QTNH – Distributed Quantum Tensor Network Simulator

Tensor networks are a generalised approach to quantum circuit emulation. They extend the statevector approach by allowing any two circuit elements (tensors) to be applied in any given order. It is therefore possible to optimise the order of tensor contraction so that the computations are performed more efficiently. Moreover, there are representations that allow tensor compression at the cost of limiting the entanglement (e.g. MPS – Matrix Product States).

Distributed tensor index swap
Figure: Distributed tensor index swap visualised.

In this project, I aim to create a library for CPU-distributed tensor networks contractions using MPI and OpenMP. This is achieved by distinguishing between two tensor types: shared and distributed, where the latter allows storing a tensor of any size that can fit in all available memory combined. The first goal of the project is to emulate QuEST with an appropriate contraction order, striving to achieve similar performance. If this succeeds, it may be possible to achieve better results by optimising the contraction order.

Project repository can be found here

Bechmarking Statevector Emulation with QuEST

Classical simulations are essential for the development of quantum computing, and their exponential scaling can easily fill any modern supercomputer. In the first part of my PhD, I focused on improving performance and energy consumption of statevector simulation. This involved large Quantum Fourier Transform (QFT) simulations run on ARCHER2, the UK's National Supercomputing Service, with QuEST toolkit.

Benchmarking results
Figure: QFT statevector simulation benchmarking for different memory/clock settings.

The main considerations were CPU clock frequency, node memory size, and cache-blocking to rearrange the circuit, which minimises communications. For instance, using 2.00 GHz instead of 2.25 GHz can save as much as 25% of energy at 5% increase in runtime. Higher node memory also has the potential to be more efficient, and cost the user fewer CUs, but at higher runtime penalty. Finally, I designed a cache-blocking QFT circuit, which halves the required communication. All the optimisations combined result in 40% faster simulations and 35% energy savings in 44 qubit simulations on 4,096 ARCHER2 nodes.

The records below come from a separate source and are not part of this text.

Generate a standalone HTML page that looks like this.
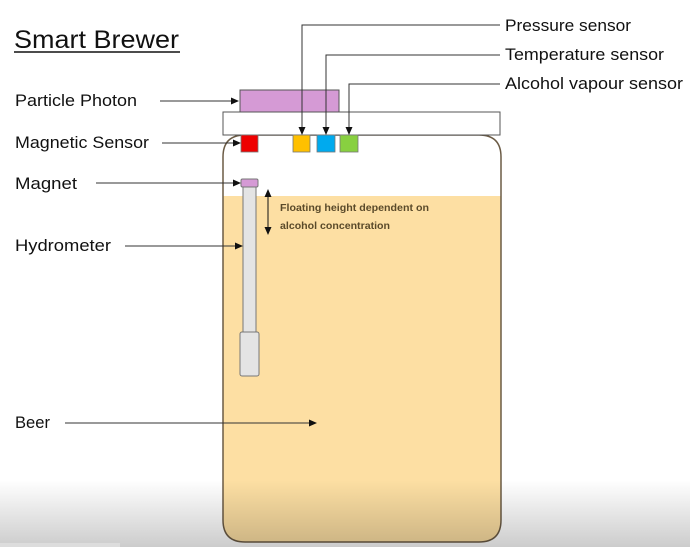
<!DOCTYPE html>
<html><head><meta charset="utf-8"><style>html,body{margin:0;padding:0;background:#fff;}svg{display:block}</style></head>
<body>
<svg width="690" height="547" viewBox="0 0 690 547" xmlns="http://www.w3.org/2000/svg" font-family="Liberation Sans, sans-serif">
<defs>
<marker id="a" markerWidth="8" markerHeight="8" refX="7" refY="4" orient="auto" markerUnits="userSpaceOnUse"><path d="M0,0.5 L8,4 L0,7.5z" fill="#111"/></marker>
<marker id="b" markerWidth="8" markerHeight="8" refX="1" refY="4" orient="auto" markerUnits="userSpaceOnUse"><path d="M8,0.5 L0,4 L8,7.5z" fill="#111"/></marker>
<linearGradient id="g" x1="0" y1="0" x2="0" y2="1"><stop offset="0" stop-color="#000" stop-opacity="0"/><stop offset="1" stop-color="#000" stop-opacity="0.2"/></linearGradient>
<clipPath id="jar"><path d="M245,135 H479 Q501,135 501,157 V520 Q501,542 479,542 H245 Q223,542 223,520 V157 Q223,135 245,135z"/></clipPath>
</defs>
<rect width="690" height="547" fill="#fff"/>
<path d="M245,135 H479 Q501,135 501,157 V520 Q501,542 479,542 H245 Q223,542 223,520 V157 Q223,135 245,135z" fill="#fff"/>
<rect x="223" y="196" width="278" height="350" fill="#fddfa3" clip-path="url(#jar)"/>
<path d="M245,135 H479 Q501,135 501,157 V520 Q501,542 479,542 H245 Q223,542 223,520 V157 Q223,135 245,135z" fill="none" stroke="#6b5b45" stroke-width="1.5"/>
<rect x="223" y="112" width="277" height="23" fill="#fff" stroke="#555" stroke-width="1"/>
<rect x="240" y="90" width="99" height="22" fill="#d59ad5" stroke="#555" stroke-width="1"/>
<rect x="241" y="135" width="17" height="17" fill="#ee0000" stroke="#777" stroke-width="0.8"/>
<rect x="293" y="135" width="17" height="17" fill="#ffc000" stroke="#777" stroke-width="0.8"/>
<rect x="317" y="135" width="18" height="17" fill="#00aaee" stroke="#777" stroke-width="0.8"/>
<rect x="340" y="135" width="18" height="17" fill="#88d040" stroke="#777" stroke-width="0.8"/>
<rect x="243" y="187" width="13" height="146" fill="#e4e4e4" stroke="#777" stroke-width="1"/>
<rect x="240" y="332" width="19" height="44" rx="2" fill="#e4e4e4" stroke="#777" stroke-width="1"/>
<rect x="241" y="179" width="17" height="8" rx="1.5" fill="#d59ad5" stroke="#777" stroke-width="1"/>
<line x1="268" y1="190" x2="268" y2="234" stroke="#111" stroke-width="1" marker-start="url(#b)" marker-end="url(#a)"/>
<text x="280" y="211" font-size="10.5" font-weight="bold" fill="#5a4a2a" textLength="149" lengthAdjust="spacingAndGlyphs">Floating height dependent on</text>
<text x="280" y="229" font-size="10.5" font-weight="bold" fill="#5a4a2a" textLength="110" lengthAdjust="spacingAndGlyphs">alcohol concentration</text>
<g stroke="#333" stroke-width="1" fill="none">
<polyline points="500,25 302,25 302,134" marker-end="url(#a)"/>
<polyline points="500,55 326,55 326,134" marker-end="url(#a)"/>
<polyline points="500,84 349,84 349,134" marker-end="url(#a)"/>
<line x1="160" y1="101" x2="238" y2="101" marker-end="url(#a)"/>
<line x1="162" y1="143" x2="240" y2="143" marker-end="url(#a)"/>
<line x1="96" y1="183" x2="240" y2="183" marker-end="url(#a)"/>
<line x1="125" y1="246" x2="242" y2="246" marker-end="url(#a)"/>
<line x1="65" y1="423" x2="316" y2="423" marker-end="url(#a)"/>
</g>
<g font-size="17" fill="#111" lengthAdjust="spacingAndGlyphs">
<text x="505" y="31" textLength="126" lengthAdjust="spacingAndGlyphs">Pressure sensor</text>
<text x="505" y="60" textLength="159" lengthAdjust="spacingAndGlyphs">Temperature sensor</text>
<text x="505" y="89" textLength="178" lengthAdjust="spacingAndGlyphs">Alcohol vapour sensor</text>
<text x="15" y="106" textLength="122" lengthAdjust="spacingAndGlyphs">Particle Photon</text>
<text x="15" y="148" textLength="134" lengthAdjust="spacingAndGlyphs">Magnetic Sensor</text>
<text x="15" y="189" textLength="62" lengthAdjust="spacingAndGlyphs">Magnet</text>
<text x="15" y="251" textLength="96" lengthAdjust="spacingAndGlyphs">Hydrometer</text>
<text x="15" y="428" textLength="35" lengthAdjust="spacingAndGlyphs">Beer</text>
</g>
<text x="14" y="48" font-size="25" fill="#111" textLength="165" lengthAdjust="spacingAndGlyphs">Smart Brewer</text>
<line x1="14" y1="52" x2="180" y2="52" stroke="#111" stroke-width="1.5"/>
<rect x="0" y="480" width="690" height="67" fill="url(#g)"/>
<rect x="0" y="543" width="120" height="4" fill="#ddd"/>
</svg>
</body></html>
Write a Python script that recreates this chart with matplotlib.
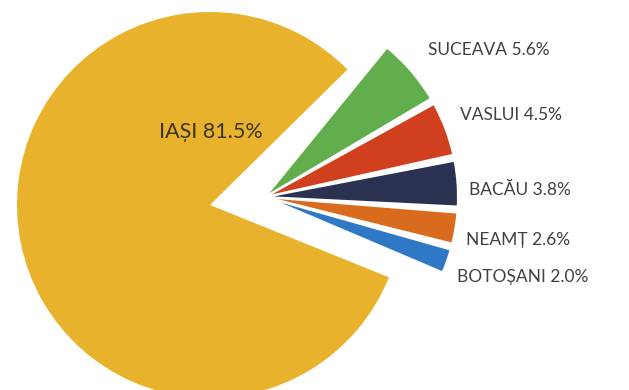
import numpy as np
import matplotlib.pyplot as plt

# Date: ponderea judetelor
judete = ['BOTOȘANI', 'NEAMȚ', 'BACĂU', 'VASLUI', 'SUCEAVA', 'IAȘI']
procente = [2.0, 2.6, 3.8, 4.5, 5.6, 81.5]
culori = ['#2F78C6', '#D86B1E', '#2B3251', '#D1401E', '#62AE4C', '#E8B22C']

# pozitii etichete (pixeli: stanga, centru vertical)
etichete_px = [(457, 277), (466, 240), (469, 190), (460, 115), (428, 50)]

W, H = 629, 390
R = 193.0            # raza in pixeli
cx, cy = 210, 205    # centrul cercului (pixeli de sus)

fig = plt.figure(figsize=(W / 100, H / 100), dpi=100)
ax = fig.add_axes([0, 0, 1, 1])

# Iasi
felii1, _ = ax.pie(procente, colors=culori, startangle=-22,
                   counterclock=True, radius=1, center=(0, 0),
                   wedgeprops=dict(linewidth=0))
for w in felii1[:-1]:
    w.set_visible(False)

# felii mici, deplasate spre dreapta, cu spatii unghiulare intre ele
felii2, _ = ax.pie(procente, colors=culori, startangle=-23,
                   counterclock=True, radius=1, center=(55 / R, 8 / R),
                   wedgeprops=dict(linewidth=1.5, edgecolor='white'))
felii2[-1].set_visible(False)
gap = 1.8
for i, w in enumerate(felii2[:-1]):
    w.set_theta1(w.theta1 + i * gap)
    w.set_theta2(w.theta2 + i * gap)

font = ['Lato', 'DejaVu Sans']
for nume, p, (px, py) in zip(judete[:-1], procente[:-1], etichete_px):
    ax.text((px - cx) / R, (cy - py) / R, f'{nume} {p:.1f}%',
            ha='left', va='center', fontsize=12.5, color='#404040', family=font)

ax.text((211 - cx) / R, (cy - 132) / R, f'{judete[-1]} {procente[-1]:.1f}%',
        ha='center', va='center', fontsize=15.5, color='#3B3519', family=font)

ax.set_xlim(-cx / R, (W - cx) / R)
ax.set_ylim(-(H - cy) / R, cy / R)
ax.set_aspect('equal')
ax.axis('off')

fig.savefig('out.png', dpi=100)
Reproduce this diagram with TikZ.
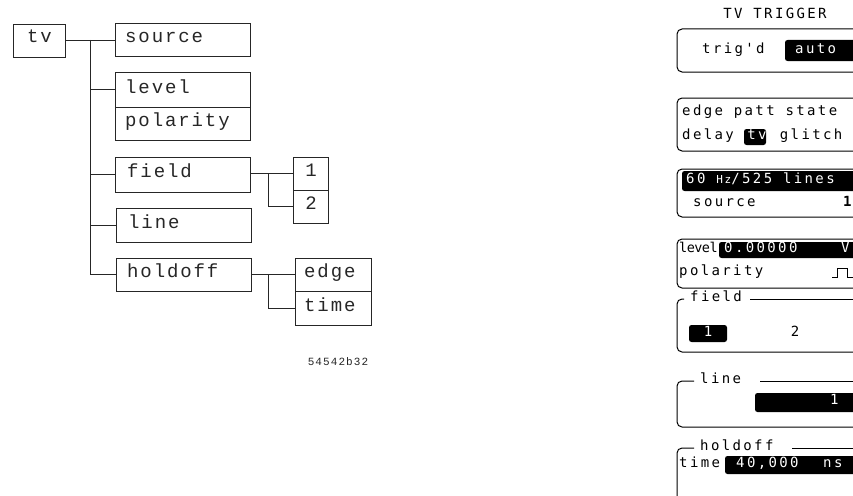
\documentclass[tikz,border=0pt]{standalone}
\usepackage{fontspec}
\setmainfont{Liberation Sans}
\newfontfamily\lfont[LetterSpace=10]{Liberation Mono}
\newfontfamily\pfont[LetterSpace=17]{DejaVu Sans Mono}
\newfontfamily\pfontc[LetterSpace=-4]{DejaVu Sans Mono}
\begin{document}
\begin{tikzpicture}[x=1pt,y=-1pt,
  box/.style={draw=black!85, line width=0.9pt, inner sep=0pt, minimum height=33pt},
  ltxt/.style={font=\lfont\fontsize{19}{19}\selectfont, text=black!85, inner sep=0pt, anchor=mid west},
  conn/.style={draw=black!85, line width=0.9pt},
  panel/.style={draw=black, line width=1pt, rounded corners=5pt},
  ptxt/.style={font=\pfont\fontsize{14}{14}\selectfont, inner sep=0pt, anchor=mid west},
  ptxtc/.style={font=\pfontc\fontsize{13.5}{13.5}\selectfont, inner sep=0pt, anchor=mid west},
  wtxt/.style={ptxt, text=white},
  hl/.style={fill=black, rounded corners=2.5pt},
]
\useasboundingbox (0,0) rectangle (853,495);
\clip (0,0) rectangle (853,495);

% ---------- left menu tree ----------
\node[box, minimum width=52pt] (tv) at (39,40.5) {};
\node[ltxt] (tvt) at (27,40) {tv};
\node[box, minimum width=135pt] (source) at (182.5,39.5) {};
\node[ltxt] (sourcet) at (125,40) {source};
\node[box, minimum width=135pt, minimum height=35pt] (level) at (182.5,89.5) {};
\node[ltxt] (levelt) at (125,91) {level};
\node[box, minimum width=135pt] (polarity) at (182.5,123.5) {};
\node[ltxt] (polarityt) at (125,124) {polarity};
\node[box, minimum width=135pt, minimum height=35pt] (field) at (182.5,174.5) {};
\node[ltxt] (fieldt) at (127,175) {field};
\node[box, minimum width=135pt, minimum height=34pt] (line) at (183.5,225) {};
\node[ltxt] (linet) at (128,226) {line};
\node[box, minimum width=135pt] (holdoff) at (183.5,274.5) {};
\node[ltxt] (holdofft) at (127,275) {holdoff};
\node[box, minimum width=35pt] (one) at (310.5,173.5) {};
\node[ltxt, anchor=mid] (onet) at (311,174) {1};
\node[box, minimum width=35pt] (two) at (310.5,206.5) {};
\node[ltxt, anchor=mid] (twot) at (311,207) {2};
\node[box, minimum width=76pt] (edge) at (333,274.5) {};
\node[ltxt] (edget) at (304,275) {edge};
\node[box, minimum width=76pt, minimum height=34pt] (time) at (333,308) {};
\node[ltxt] (timet) at (304,309) {time};

\coordinate (tk) at (90,40);
\coordinate (fk) at (268,173.5);
\coordinate (hk) at (268,274.5);
\draw[conn] (tv.east) -- (tv.east -| source.west);
\draw[conn] (tk) |- (holdoff.west);
\draw[conn] (tk |- level.west) -- (level.west);
\draw[conn] (tk |- field.west) -- (field.west);
\draw[conn] (tk |- line.west) -- (line.west);
\draw[conn] (field.east |- one.west) -- (one.west);
\draw[conn] (fk) |- (two.west);
\draw[conn] (holdoff.east) -- (edge.west);
\draw[conn] (hk) |- (time.west);

\node[font=\lfont\fontsize{11}{11}\selectfont, text=black!85, inner sep=0pt] (fig) at (338,362) {54542b32};

% ---------- right: TV TRIGGER panel ----------
\node[ptxt, anchor=mid] (title) at (775,16) {TV TRIGGER};

% box 1
\draw[panel] (870,29) -| (677,72) -- (870,72);
\node[ptxt] (trigd) at (702,51) {trig'd};
\fill[hl] (785,40) rectangle (870,61);
\node[wtxt] (auto) at (795,51) {auto};

% box 2
\draw[panel] (870,98) -| (677,151) -- (870,151);
\node[ptxt] (mode1) at (682,113) {edge patt state};
\node[ptxt] (delay) at (682,137) {delay};
\fill[hl] (744,129) rectangle (766,145);
\node[wtxt] (tvsel) at (747.2,137) {tv};
\node[ptxt] (glitch) at (779.7,137) {glitch};

% box 3
\draw[panel] (870,169) -| (677,217) -- (870,217);
\fill[hl] (682,171) rectangle (870,191);
\node[wtxt] (std) at (686,181) {60 {\fontsize{11}{11}\selectfont Hz}/525 lines};
\node[ptxt] (src) at (693,204) {source};
\node[ptxt, font=\pfont\bfseries\fontsize{14}{14}\selectfont] (srcval) at (843,204) {1};

% box 4
\draw[panel] (870,239) -| (677,288) -- (870,288);
\node[ptxtc] (lev) at (679,250) {level};
\fill[hl] (719,242) rectangle (870,258);
\node[wtxt] (levval) at (724,250) {0.00000};
\node[wtxt] (levunit) at (841,250) {V};
\node[ptxt] (pol) at (679,273) {polarity};
\draw[line width=1pt] (832,277) -- (837,277) -- (837,268) -- (847,268) -- (847,277) -- (855,277);

% box 5 field
\draw[panel] (684,299) -| (677,352) -- (870,352);
\node[ptxt] (fieldlab) at (690,299) {field};
\draw[line width=1pt] (750,299) -- (870,299);
\fill[hl] (689,325) rectangle (727,342);
\node[wtxt, anchor=mid] (f1) at (708,333.5) {1};
\node[ptxt, anchor=mid] (f2) at (795,333.5) {2};

% box 6 line
\draw[panel] (694,381) -| (677,427) -- (870,427);
\node[ptxt] (linelab) at (700,381) {line};
\draw[line width=1pt] (760,381) -- (870,381);
\fill[hl] (755,393) rectangle (870,412);
\node[wtxt] (lineval) at (830,402) {1};

% box 7 holdoff
\draw[panel] (694,448) -| (677,500);
\node[ptxt] (holdlab) at (700,448) {holdoff};
\draw[line width=1pt] (792,448) -- (870,448);
\node[ptxt] (timelab) at (679,465) {time};
\fill[hl] (725,456) rectangle (870,474);
\node[wtxt] (timeval) at (736,465) {40,000};
\node[wtxt] (timeunit) at (823,465) {ns};
\end{tikzpicture}
\end{document}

The project ended with publishing a paper to the SC23 sustainable supercomputing workshop, and a presentation in front of a large audience. The reference repository is available here

Super-resolution Neural Networks for Astrophotography

Research project for the Machine Learning Practical university course. In a team of two, we explored ML methods for super-resolution of astronomical photos, such as CNNs on artificially degraded photos, and GAN transformations. The academic report received an A grade.

CycleGAN examples
Figure: Examples of astronomical images corrected by a CycleGAN network.

Temporal data analysis in R

Summer internships and part-time work alongside the undergraduate degree. I participated in big EU projects, such as M2DC and RENergetic. I learnt and evaluated many temporal forecasting techniques in R, such as SARIMAX with multivariate regressors. The job also involved attending regular team meetings, writing reports and interactive presentations in Markdown.

Best SARIMAX models
Figure: Best 8 SARIMAX models for seasonal time series prediction.